During the Watergate affair, there were suggestions that Graham had agreed with many of Nixon's anti-Semitic opinions, but he denied them and stressed his efforts to build bridges to the Jewish community. In 2002, the controversy was renewed when declassified "Richard Nixon tapes" confirmed remarks made by Graham to President Nixon three decades earlier.[60] Captured on the tapes, Graham agreed with Nixon that Jews control the American media, calling it a "stranglehold" during a 1972 conversation with Nixon.[61] He went considerably beyond that in offensive remarks characterized as anti-Semitic by Abraham Foxman of the Anti-Defamation League[60] and evangelical author Richard Land.[62]
When the tapes were made public, Graham apologized [63][64] and said, "Although I have no memory of the occasion, I deeply regret comments I apparently made in an Oval Office conversation with President Nixon ... some 30 years ago (...). They do not reflect my views and I sincerely apologize for any offense caused by the remarks."[65] According to Newsweek magazine, "[T]he shock of the revelation was magnified because of Graham's longtime support of Israel and his refusal to join in calls for conversion of the Jews."[64]

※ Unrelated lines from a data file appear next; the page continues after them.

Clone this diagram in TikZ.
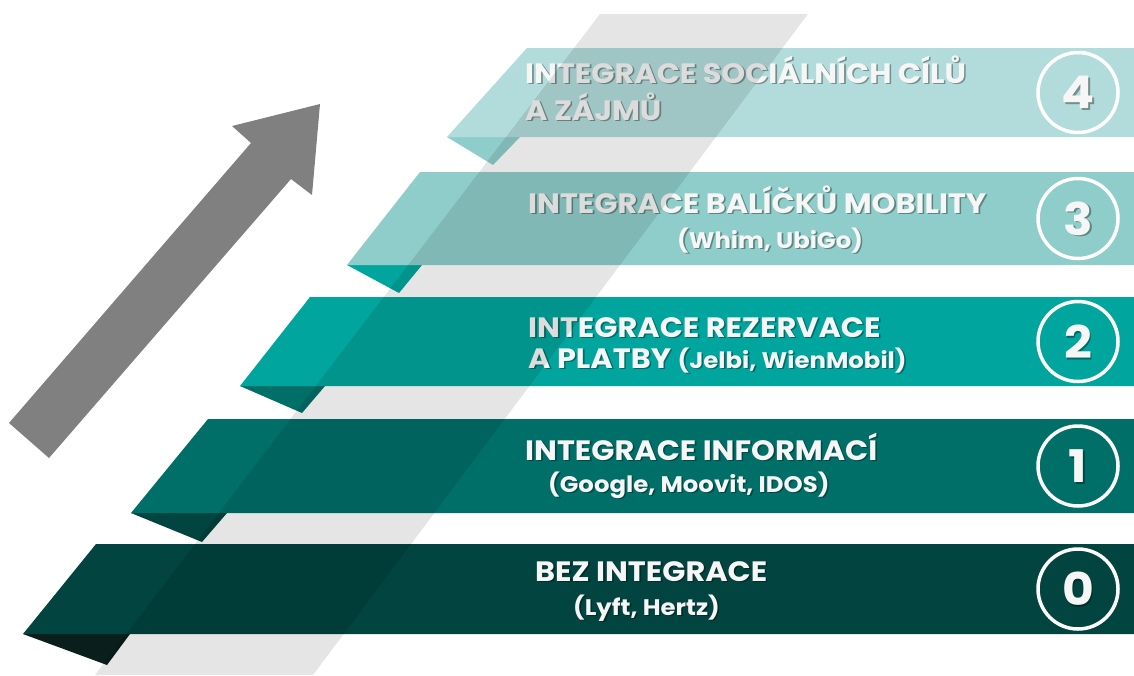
\documentclass[tikz,border=0pt]{standalone}
\usepackage{fontspec}
\setmainfont{Poppins}[FakeStretch=1.085]
\definecolor{cA}{HTML}{B2DCDB}
\definecolor{cB}{HTML}{8ECDC9}
\definecolor{cC}{HTML}{00A59D}
\definecolor{cD}{HTML}{006F68}
\definecolor{cE}{HTML}{02443F}
\definecolor{cF}{HTML}{0A1E1C}
\definecolor{arrowgray}{HTML}{808080}
\definecolor{txtcol}{HTML}{F6F6F6}
\newcommand\ftitle{\fontsize{28}{30}\selectfont\bfseries}
\newcommand\fsub{\fontsize{22.5}{25}\selectfont\bfseries}
\newcommand\fnum{\fontsize{45}{48}\selectfont\bfseries}
\tikzset{
  txt/.style={anchor=base west, inner sep=0pt, text=txtcol},
  shd/.style={anchor=base west, inner sep=0pt, text=black, text opacity=0.35},
  ring/.style={circle, draw=white, line width=3.5pt, minimum size=80pt, inner sep=0pt},
}
\newcommand\lbl[4]{%
  \node[shd,font=#3,xshift=1.6pt,yshift=-1.6pt] (#1s) at (#2) {#4};
  \node[txt,font=#3] (#1) at (#2) {#4};}
\newcommand\numlbl[3]{%
  \node[ring] (#1) at (#2) {};
  \node[font=\fnum, text=black, text opacity=0.35, inner sep=0pt, xshift=1.8pt, yshift=-1.8pt] (#1ds) at (#2) {#3};
  \node[font=\fnum, text=txtcol, inner sep=0pt] (#1d) at (#2) {#3};}
\begin{document}
\begin{tikzpicture}[x=1pt,y=-1pt]
\useasboundingbox (0,0) rectangle (1134,675);
\fill[white] (0,0) rectangle (1134,675);
% arrow
\fill[arrowgray] (320,104) -- (312,195) -- (291,179) -- (49,458) -- (9,423) -- (251,143) -- (232,126) -- cycle;
% band 4
\fill[cB] (447,137) -- (520,137) -- (493,165) -- cycle;
\fill[cA] (527,48) -- (1134,48) -- (1134,137) -- (447,137) -- cycle;
% band 3
\fill[cC] (347,265) -- (422,265) -- (399,293) -- cycle;
\fill[cB] (420,172) -- (1134,172) -- (1134,265) -- (347,265) -- cycle;
% band 2
\fill[cD] (240,386) -- (325,386) -- (302,413) -- cycle;
\fill[cC] (310,297) -- (1134,297) -- (1134,386) -- (240,386) -- cycle;
% band 1
\fill[cE] (131,513) -- (227,513) -- (202,542) -- cycle;
\fill[cD] (208,419) -- (1134,419) -- (1134,513) -- (131,513) -- cycle;
% band 0
\fill[cF] (23,634) -- (130,634) -- (107,665) -- cycle;
\fill[cE] (96,544) -- (1134,544) -- (1134,634) -- (23,634) -- cycle;
% texts
\lbl{t4a}{525,83}{\ftitle}{INTEGRACE SOCIÁLNÍCH CÍLŮ}
\lbl{t4b}{525,120}{\ftitle}{A ZÁJMŮ}
\lbl{t3a}{528,213}{\ftitle}{INTEGRACE BALÍČKŮ MOBILITY}
\lbl{t3b}{677,248}{\fsub}{(Whim, UbiGo)}
\lbl{t2a}{528,337}{\ftitle}{INTEGRACE REZERVACE}
\lbl{t2b}{528,368}{\ftitle}{A PLATBY {\fsub(Jelbi, WienMobil)}}
\lbl{t1a}{525,460}{\ftitle}{INTEGRACE INFORMACÍ}
\lbl{t1b}{548,492}{\fsub}{(Google, Moovit, IDOS)}
\lbl{t0a}{535,581}{\ftitle}{BEZ INTEGRACE}
\lbl{t0b}{573,615}{\fsub}{(Lyft, Hertz)}
% gray diagonal band
\fill[black, opacity=0.1] (600,14) -- (808,14) -- (313,675) -- (95,675) -- cycle;
% numbers
\numlbl{n4}{1078,92.5}{4}
\numlbl{n3}{1078,218.5}{3}
\numlbl{n2}{1078,341.5}{2}
\numlbl{n1}{1078,466}{1}
\numlbl{n0}{1078,589}{0}
\end{tikzpicture}
\end{document}
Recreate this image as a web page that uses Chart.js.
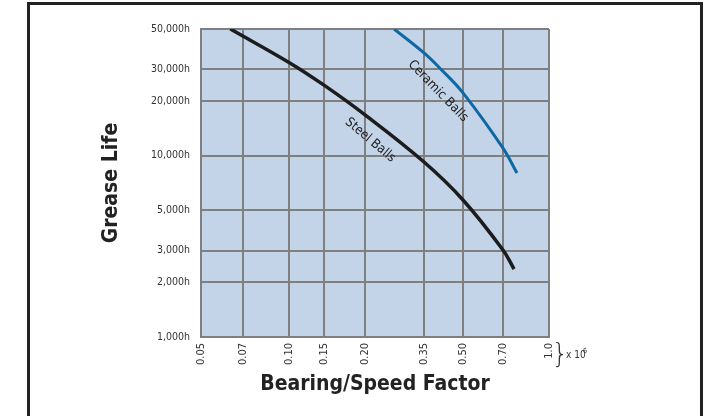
<!DOCTYPE html>
<html>
<head>
<meta charset="utf-8">
<script src="https://cdn.jsdelivr.net/npm/chart.js@4/dist/chart.umd.min.js"></script>
<style>
  html, body { margin: 0; padding: 0; background: #fff; }
  #frame {
    position: absolute; left: 27px; top: 2px; width: 676px; height: 500px;
    box-sizing: border-box; border: 3px solid #222;
  }
  #wrap { position: absolute; left: 0; top: 0; width: 715px; height: 416px; }
</style>
</head>
<body>
<div id="frame"></div>
<div id="wrap"><canvas id="lineChart" width="715" height="416"></canvas></div>
<script>
// bearing/speed factor (x 10^6) ticks and labels
const factorTicks = [0.05, 0.07, 0.10, 0.15, 0.20, 0.35, 0.50, 0.70, 1.0];
const factorLabels = ["0.05", "0.07", "0.10", "0.15", "0.20", "0.35", "0.50", "0.70", "1.0"];
// grease life ticks (hours)
const hourTicks = [1000, 2000, 3000, 5000, 10000, 20000, 30000, 50000];

const steelX = [0.064, 0.10, 0.15, 0.20, 0.35, 0.50, 0.70, 0.772];
const steelY = [50000, 32700, 24500, 16800, 9230, 5700, 3020, 2370];

const ceramicX = [0.274, 0.35, 0.415, 0.50, 0.70, 0.791];
const ceramicY = [50000, 36900, 30000, 22200, 11000, 8030];

// where each factor tick sits along the axis (fraction of width), the chart uses uneven spacing
const gridStops = [0, 0.1207, 0.2529, 0.3534, 0.4713, 0.6408, 0.7529, 0.8678, 1];

const FONT = "'Liberation Sans Narrow', 'DejaVu Sans Condensed', sans-serif";
Chart.defaults.font.family = FONT;
Chart.defaults.color = "#333";

// linear scale with piecewise spacing between the tick values
class SteppedScale extends Chart.LinearScale {
  getPixelForValue(value) {
    let frac = 0;
    for (let i = 0; i < factorTicks.length - 1; i++) {
      const a = factorTicks[i], b = factorTicks[i + 1];
      if (value <= b || i === factorTicks.length - 2) {
        const t = (value - a) / (b - a);
        frac = gridStops[i] + t * (gridStops[i + 1] - gridStops[i]);
        break;
      }
    }
    return this.getPixelForDecimal(frac);
  }
  getValueForPixel(pixel) {
    const frac = this.getDecimalForPixel(pixel);
    for (let i = 0; i < gridStops.length - 1; i++) {
      if (frac <= gridStops[i + 1] || i === gridStops.length - 2) {
        const t = (frac - gridStops[i]) / (gridStops[i + 1] - gridStops[i]);
        return factorTicks[i] + t * (factorTicks[i + 1] - factorTicks[i]);
      }
    }
  }
}
SteppedScale.id = "stepped";
SteppedScale.defaults = Chart.LinearScale.defaults;
Chart.register(SteppedScale);

const curveLabels = [
  { text: "Steel Balls", x: 0.213, y: 12200, angle: 40 },
  { text: "Ceramic Balls", x: 0.404, y: 22700, angle: 46 },
];

const plotBg = {
  id: "plotBg",
  beforeDraw(chart) {
    const { ctx, chartArea: a } = chart;
    ctx.save();
    ctx.fillStyle = "#c3d4e9";
    ctx.fillRect(a.left, a.top, a.right - a.left, a.bottom - a.top);
    ctx.restore();
  },
};

const annotations = {
  id: "annotations",
  afterDraw(chart) {
    const { ctx, chartArea: a, scales } = chart;
    ctx.save();
    ctx.fillStyle = "#222";
    ctx.textAlign = "center";
    ctx.textBaseline = "middle";
    ctx.font = "13px " + FONT;
    curveLabels.forEach((l) => {
      const px = scales.x.getPixelForValue(l.x);
      const py = scales.y.getPixelForValue(l.y);
      ctx.save();
      ctx.translate(px, py);
      ctx.rotate((l.angle * Math.PI) / 180);
      ctx.fillText(l.text, 0, 0);
      ctx.restore();
    });
    // } x 10^6 next to the last tick
    const bx = a.right + 11;
    const by = a.bottom + 18;
    ctx.font = "300 26px 'DejaVu Sans', sans-serif";
    ctx.fillStyle = "#333";
    ctx.fillText("}", bx, by);
    ctx.textAlign = "left";
    ctx.font = "10px " + FONT;
    ctx.fillText("x 10", bx + 6, by);
    ctx.font = "7px " + FONT;
    ctx.fillText("6", bx + 23, by - 4);
    ctx.restore();
  },
};

const ctxL = document.getElementById("lineChart").getContext("2d");
const myLineChart = new Chart(ctxL, {
  type: "line",
  data: {
    datasets: [
      {
        label: "Steel Balls",
        data: steelX.map((x, i) => ({ x: x, y: steelY[i] })),
        borderColor: "#1c1c1c",
        borderWidth: 3.5,
        pointRadius: 0,
        tension: 0.4,
      },
      {
        label: "Ceramic Balls",
        data: ceramicX.map((x, i) => ({ x: x, y: ceramicY[i] })),
        borderColor: "#0e68a4",
        borderWidth: 3,
        pointRadius: 0,
        tension: 0.4,
      },
    ],
  },
  options: {
    responsive: false,
    animation: false,
    devicePixelRatio: 1,
    layout: { padding: { top: 29, right: 166, left: 0, bottom: 0 } },
    plugins: { legend: { display: false }, tooltip: { enabled: false } },
    scales: {
      x: {
        type: "stepped",
        min: 0.05,
        max: 1.0,
        afterBuildTicks: (scale) => {
          scale.ticks = factorTicks.map((v) => ({ value: v }));
        },
        afterFit: (scale) => { scale.height = 79; },
        ticks: {
          autoSkip: false,
          minRotation: 90,
          maxRotation: 90,
          padding: 6,
          font: { size: 11 },
          color: "#333",
          callback: (v, i) => factorLabels[i],
        },
        grid: { color: "#7f7f7f", lineWidth: 2, drawTicks: false },
        border: { color: "#7f7f7f", width: 2 },
        title: {
          display: true,
          text: "Bearing/Speed Factor",
          color: "#222",
          font: { size: 21, weight: "bold" },
          padding: { top: 0, bottom: 19 },
        },
      },
      y: {
        type: "logarithmic",
        min: 1000,
        max: 50000,
        afterBuildTicks: (scale) => {
          scale.ticks = hourTicks.map((v) => ({ value: v }));
        },
        afterFit: (scale) => { scale.width = 201; },
        ticks: {
          padding: 11,
          font: { size: 10.5 },
          color: "#333",
          callback: (v) => Number(v).toLocaleString("en-US") + "h",
        },
        grid: { color: "#7f7f7f", lineWidth: 2, drawTicks: false },
        border: { color: "#7f7f7f", width: 2 },
        title: {
          display: true,
          text: "Grease Life",
          color: "#222",
          font: { size: 21, weight: "bold" },
          padding: { top: 99, bottom: 0 },
        },
      },
    },
  },
  plugins: [plotBg, annotations],
});
</script>
</body>
</html>
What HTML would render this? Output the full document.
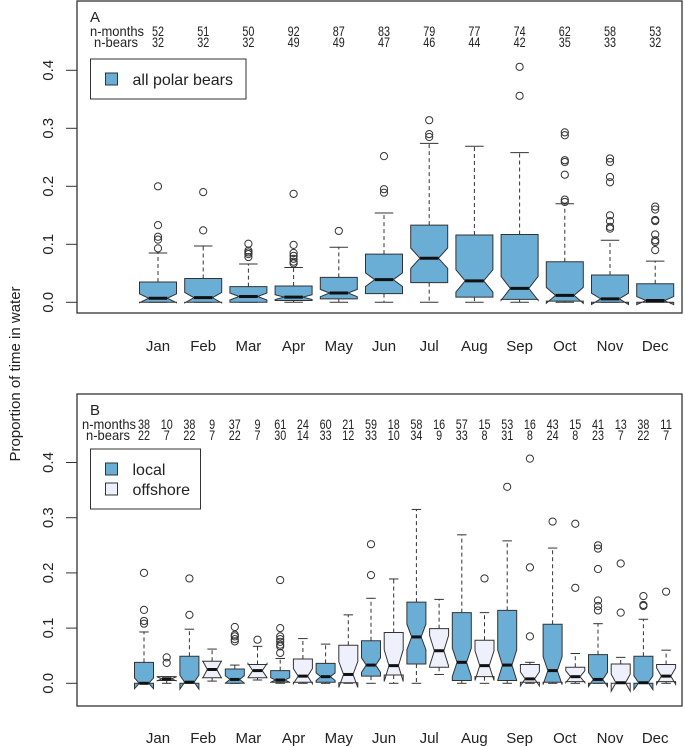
<!DOCTYPE html>
<html><head><meta charset="utf-8"><style>
body{margin:0;background:#fff;}
svg{display:block;font-family:"Liberation Sans",sans-serif;}
</style></head><body>
<svg id="c" width="685" height="747"></svg>
<script>
const months=["Jan","Feb","Mar","Apr","May","Jun","Jul","Aug","Sep","Oct","Nov","Dec"];
const yTicks=[0,0.1,0.2,0.3,0.4];
// Panel A
const aN=[52,51,50,92,87,83,79,77,74,62,58,53];
const aBears=[32,32,32,49,49,47,46,44,42,35,33,32];
const aQ1=[0,0,0,0.003,0.006,0.015,0.034,0.009,0.005,0.002,0,0];
const aMed=[0.007,0.008,0.01,0.009,0.016,0.039,0.076,0.037,0.024,0.012,0.006,0.003];
const aQ3=[0.035,0.041,0.027,0.028,0.043,0.083,0.133,0.116,0.117,0.07,0.047,0.032];
const aLo=[0,0,0,0,0,0,0,0,0,0,0,0];
const aHi=[0.085,0.097,0.066,0.06,0.095,0.154,0.274,0.269,0.258,0.17,0.107,0.071];
const aOut=[[0.2,0.133,0.113,0.108,0.093],[0.19,0.124],[0.101,0.089,0.086,0.083,0.078],[0.187,0.099,0.085,0.08,0.075,0.07,0.067],[0.123],[0.252,0.195,0.189],[0.314,0.29,0.285],[],[0.406,0.356],[0.293,0.288,0.245,0.242,0.22,0.177,0.173],[0.248,0.242,0.216,0.207,0.15,0.14,0.13,0.127],[0.165,0.16,0.142,0.14,0.117,0.107,0.104,0.09]];
// Panel B (local, offshore interleaved by month)
const bN=[38,10,38,9,37,9,61,24,60,21,59,18,58,16,57,15,53,16,43,15,41,13,38,11];
const bBears=[22,7,22,7,22,7,30,14,33,12,33,10,34,9,33,8,31,8,24,8,23,7,22,7];
const bQ1=[0,0.005,0,0.01,0,0.01,0.002,0.002,0.002,0.001,0.013,0.015,0.035,0.029,0.005,0.012,0.005,0.002,0.002,0.003,0,0,0,0.003];
const bMed=[0,0.008,0.002,0.025,0.007,0.023,0.006,0.013,0.012,0.016,0.033,0.032,0.084,0.059,0.038,0.032,0.033,0.008,0.023,0.012,0.007,0.001,0.001,0.013];
const bQ3=[0.038,0.012,0.049,0.04,0.026,0.034,0.023,0.044,0.036,0.069,0.077,0.092,0.147,0.099,0.128,0.078,0.132,0.034,0.107,0.029,0.052,0.035,0.049,0.034];
const bLo=[0,0,0,0.004,0,0.006,0,0,0,0,0,0,0,0.016,0,0,0,0,0,0,0,0,0,0];
const bHi=[0.093,0.012,0.098,0.062,0.033,0.067,0.045,0.081,0.071,0.124,0.154,0.189,0.315,0.152,0.269,0.128,0.258,0.038,0.245,0.054,0.108,0.047,0.116,0.06];
const bOut=[[0.2,0.133,0.113,0.108],[0.047,0.037],[0.19,0.124],[],[0.102,0.088,0.085,0.08,0.076],[0.079],[0.187,0.1,0.085,0.08,0.075,0.07,0.067,0.055],[],[],[],[0.252,0.196],[],[],[],[],[0.19],[0.356],[0.407,0.21,0.085],[0.293],[0.289,0.173],[0.25,0.244,0.207,0.15,0.14,0.132],[0.217,0.128],[0.158,0.142,0.14],[0.166]];

const NS="http://www.w3.org/2000/svg";
const svg=document.getElementById('c');
function mk(tag,attrs,parent,text){const e=document.createElementNS(NS,tag);for(const k in attrs)e.setAttribute(k,attrs[k]);if(text!==undefined)e.textContent=text;(parent||svg).appendChild(e);return e;}
const BLUE="#6aaed6",PALE="#eef0fb",STROKE="#333";
const HF=14;

function panel(cfg){
  const g=mk('g',{});
  
  
  const y=v=>cfg.y0-v*cfg.ys;
  const fr=mk('rect',{x:77,y:cfg.top,width:605,height:cfg.bottom-cfg.top,fill:'none',stroke:STROKE,'stroke-width':1.3},g);
  
  yTicks.forEach(t=>{
    const tk=mk('line',{x1:66,x2:77,y1:y(t),y2:y(t),stroke:STROKE},g);
    
    const tl=mk('text',{x:53,y:y(t),'font-size':15,'text-anchor':'middle',transform:`rotate(-90 53 ${y(t)})`,fill:'#222'},g,t.toFixed(1));
    
  });
  const lt=mk('text',{x:90,y:cfg.top+21,'font-size':15,fill:'#222'},g,cfg.letter);
  
  const r1=mk('text',{x:cfg.labEnd-54,y:cfg.top+35,'font-size':HF,textLength:54,lengthAdjust:'spacingAndGlyphs',fill:'#222'},g,'n-months');
  
  const r2=mk('text',{x:cfg.labEnd-50,y:cfg.top+46,'font-size':HF,textLength:44,lengthAdjust:'spacingAndGlyphs',fill:'#222'},g,'n-bears');
  
  months.forEach((m,i)=>{
    const ml=mk('text',{x:158+i*45.2,y:cfg.monthY,'font-size':15,'text-anchor':'middle',fill:'#222'},g,m);
    
  });
  cfg.med.forEach((md,i)=>{
    const cx=cfg.xpos(i),w=cfg.bw,hw=w/2;
    const fill=cfg.fill(i);
    const nn=cfg.n[i];
    const s1=String(nn),s2=String(cfg.bears[i]);
    const nl=mk('text',{x:cx-s1.length*3,y:cfg.top+35,'font-size':HF,textLength:s1.length*6,lengthAdjust:'spacingAndGlyphs',fill:'#222'},g,s1);
    
    const bl=mk('text',{x:cx-s2.length*3,y:cfg.top+46,'font-size':HF,textLength:s2.length*6,lengthAdjust:'spacingAndGlyphs',fill:'#222'},g,s2);
    
    const iqr=cfg.q3[i]-cfg.q1[i];
    const nd=1.58*iqr/Math.sqrt(nn);
    const nlo=md-nd,nhi=md+nd;
    [[cfg.q3[i],cfg.hi[i]],[cfg.q1[i],cfg.lo[i]]].forEach(([a,b])=>{
      const wl=mk('line',{x1:cx,x2:cx,y1:y(a),y2:y(b),stroke:STROKE,'stroke-dasharray':'4,3'},g);
      
      const cp=mk('line',{x1:cx-hw/2,x2:cx+hw/2,y1:y(b),y2:y(b),stroke:STROKE},g);
      
    });
    const pts=[[cx-hw,y(cfg.q1[i])],[cx-hw,y(nlo)],[cx-hw/2,y(md)],[cx-hw,y(nhi)],[cx-hw,y(cfg.q3[i])],[cx+hw,y(cfg.q3[i])],[cx+hw,y(nhi)],[cx+hw/2,y(md)],[cx+hw,y(nlo)],[cx+hw,y(cfg.q1[i])]];
    const bx=mk('polygon',{points:pts.map(p=>p.join(',')).join(' '),fill:fill,stroke:STROKE,'stroke-width':1},g);
    
    const ml=mk('line',{x1:cx-hw/2,x2:cx+hw/2,y1:y(md),y2:y(md),stroke:'#111','stroke-width':3},g);
    
    cfg.out[i].forEach(o=>{
      const c=mk('circle',{cx:cx,cy:y(o),r:3.6,fill:'none',stroke:STROKE,'stroke-width':1},g);
      
    });
  });
  return g;
}
panel({name:'panel-a',letter:'A',top:1,bottom:313,y0:302.3,ys:580,monthY:351,labEnd:144,
  xpos:i=>158+i*45.2,bw:37,fill:()=>BLUE,n:aN,bears:aBears,q1:aQ1,med:aMed,q3:aQ3,lo:aLo,hi:aHi,out:aOut});
panel({name:'panel-b',letter:'B',top:394,bottom:706,y0:683.3,ys:552,monthY:743,labEnd:136,
  xpos:i=>144+i*22.7,bw:19,fill:i=>i%2?PALE:BLUE,n:bN,bears:bBears,q1:bQ1,med:bMed,q3:bQ3,lo:bLo,hi:bHi,out:bOut});

function legend(x,y,w,h,items){
  const g=mk('g',{});
  
  
  mk('rect',{x:x,y:y,width:w,height:h,fill:'#fff',stroke:STROKE,'stroke-width':1},g);
  items.forEach((it,k)=>{
    const yy=y+20+k*20;
    const sw=mk('rect',{x:x+15,y:yy-6,width:12,height:12,fill:it[1],stroke:STROKE},g);
    
    const t=mk('text',{x:x+42,y:yy+6,'font-size':16,fill:'#222'},g,it[0]);
    
  });
}
legend(90.5,59,155.5,40,[['all polar bears',BLUE]]);
legend(90.5,449,110,60,[['local',BLUE],['offshore',PALE]]);

const yt=mk('text',{x:20,y:374,'font-size':15,'text-anchor':'middle',transform:'rotate(-90 20 374)',fill:'#222'},svg,'Proportion of time in water');


</script>
</body></html>
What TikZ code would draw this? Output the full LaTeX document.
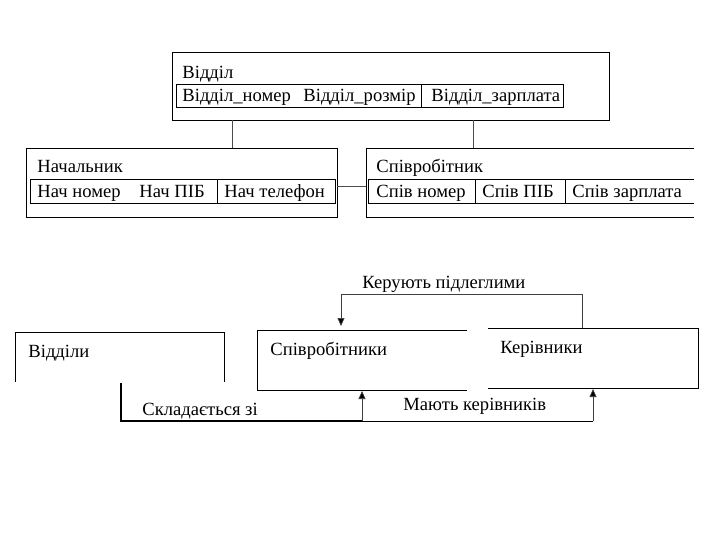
\documentclass[tikz,border=0pt]{standalone}
\usepackage{fontspec}
\setmainfont{Liberation Serif}
\usetikzlibrary{arrows.meta}
\begin{document}
\begin{tikzpicture}[x=1pt,y=-1pt,line width=0.9pt,
  txt/.style={anchor=base west,inner sep=0pt,font=\fontsize{18.6}{18.6}\selectfont},
  frame/.style={draw,inner sep=0pt,anchor=north west},
  link/.style={line width=0.8pt},
  arr/.style={line width=0.7pt,draw=black!75,-{Triangle[length=8pt,width=7pt,fill=black]}}]
\useasboundingbox[fill=white] (0,0) rectangle (720,540);

% ---------- top: Відділ ----------
\node[frame,minimum width=437pt,minimum height=68pt] (otd) at (172,52) {};
\node[frame,minimum width=387pt,minimum height=23pt] (otdrow) at (176,84) {};
\draw (421,84) -- (421,107);
\node[txt] (otdname) at (182,79) {Відділ};
\node[txt] (otd1) at (182,102) {Відділ\_номер};
\node[txt] (otd2) at (303,102) {Відділ\_розмір};
\node[txt] (otd3) at (431,102) {Відділ\_зарплата};

% ---------- Начальник ----------
\node[frame,minimum width=311pt,minimum height=69pt] (nach) at (26,148) {};
\node[frame,minimum width=305pt,minimum height=24pt] (nachrow) at (30,179) {};
\draw (217,179) -- (217,203);
\node[txt] (nachname) at (37,173) {Начальник};
\node[txt] (nach1) at (37,197) {Нач номер};
\node[txt] (nach2) at (139,197) {Нач ПІБ};
\node[txt] (nach3) at (224,197) {Нач телефон};

% ---------- Співробітник (open on the right) ----------
\draw (694,148) -- (366,148) -- (366,217) -- (694,217);
\draw (694,179) -- (368,179) -- (368,203) -- (694,203);
\draw (475,179) -- (475,203);
\draw (565,179) -- (565,203);
\node[txt] (spname) at (376,173) {Співробітник};
\node[txt] (sp1) at (376,197) {Спів номер};
\node[txt] (sp2) at (482,197) {Спів ПІБ};
\node[txt] (sp3) at (572,197) {Спів зарплата};

% links between tables
\draw[link,draw=black!70] (232,120) -- (232,148);
\draw[link,draw=black!70] (473,120) -- (473,148);
\draw[link,draw=black!70] (337,186) -- (366,186);

% ---------- bottom part ----------
% Відділи
\draw (15,382) -- (15,332) -- (224,332) -- (224,382);
\node[txt] (vidd) at (28,357) {Відділи};
% Співробітники
\draw (467,330) -- (257,330) -- (257,390) -- (467,390);
\node[txt] (spiv) at (270,355) {Співробітники};
% Керівники
\draw (488,328) -- (698,328) -- (698,388) -- (488,388);
\node[txt] (kerv) at (500,353) {Керівники};

% Керують підлеглими
\coordinate (k1) at (582,328);
\coordinate (k2) at (582,294);
\coordinate (k3) at (341,294);
\coordinate (k4) at (341,326);
\draw[arr] (k1) -- (k2) -- (k3) -- (k4);
\node[txt] (lk) at (362,288) {Керують підлеглими};

% Складається зі
\coordinate (s1) at (121,383);
\coordinate (s2) at (121,421);
\coordinate (s3) at (362,421);
\coordinate (s4) at (362,391);
\draw[line width=1.2pt] (s1) -- (s2) -- (s3);
\draw[arr] (s3) -- (s4);
\node[txt] (ls) at (142,415) {Складається зі};

% Мають керівників
\coordinate (m1) at (593,421);
\coordinate (m2) at (593,389);
\draw[line width=0.8pt] (s3) -- (m1);
\draw[arr] (m1) -- (m2);
\node[txt] (lm) at (403,410) {Мають керівників};
\end{tikzpicture}
\end{document}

In 2009, more Nixon tapes were released, in which Graham is heard in conversation with Nixon referring to Jews and "the synagogue of Satan." A spokesman for Graham said that Graham has never been an anti-Semite and that the comparison (in accord with the context of the quotation in the Book of Revelation) was directed specifically at those claiming to be Jews, but not holding to traditional Jewish values.[66]